(Released jointly with the Edison Electric Institute and the National Rural Electric Cooperative Association.)
WASHINGTON (September 19, 2019) – The Federal Energy Regulatory Commission (FERC) today voted to issue a notice of proposed rulemaking (NOPR) to revisit its rules and regulations implementing the Public Utility Regulatory Policies Act of 1978 (PURPA). Issuance of the NOPR opens a public comment window.
“We applaud FERC Chairman Chatterjee for his leadership and for prioritizing PURPA reform,” said Edison Electric Institute (EEI) President Tom Kuhn. “By initiating this important NOPR, Chairman Chatterjee has reaffirmed that there are concrete steps FERC can take to better protect electricity customers from unnecessary energy costs and drive additional investments in renewable energy, all while meeting the commission’s responsibilities under the Act.”
PURPA was enacted during a national oil crisis to promote increased energy conservation, efficiency, and the growth of renewable energy. Forty years later, and thanks in part to the influence of the original PURPA, renewable energy has grown dramatically, and the costs of those renewables continue to fall.
“The energy industry has undergone significant changes since PURPA was enacted,” said American Public Power Association (APPA) President and CEO Sue Kelly. “There has been a meaningful evolution in the electricity generation resource mix, including significant growth in renewable resources and the use of new and improved technologies. We applaud FERC for recognizing the need to ensure that PURPA’s implementation is aligned with today’s energy landscape.”

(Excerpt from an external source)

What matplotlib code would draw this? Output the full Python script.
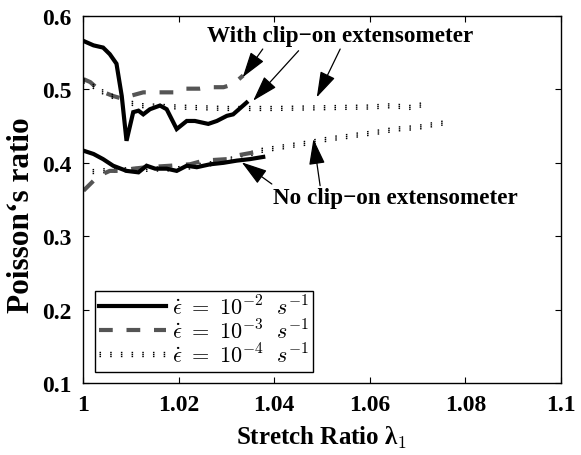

The 1978 law requires investor-owned electric companies, public power utilities, and electric cooperatives to purchase energy from qualifying facilities (QFs) at prices that often exceed the market.
“Today’s vote was a much-needed first step in the process of modernizing PURPA,” said National Rural Electric Cooperative Association (NRECA) CEO Jim Matheson. “FERC’s rules implementing PURPA today promote the uneven, unplanned, and uneconomic development of facilities and provide subsidies that promote these facilities at the expense of our members, system reliability and other more affordable resources.”
“The bottom line is that non-competitively priced PURPA projects continue to be built today, forcing electric companies to buy power they often don’t need at above-market prices and raising electricity prices for customers,” added Kuhn. “As the rulemaking process proceeds, we will remain engaged with FERC to achieve meaningful and timely PURPA reform for all customers.”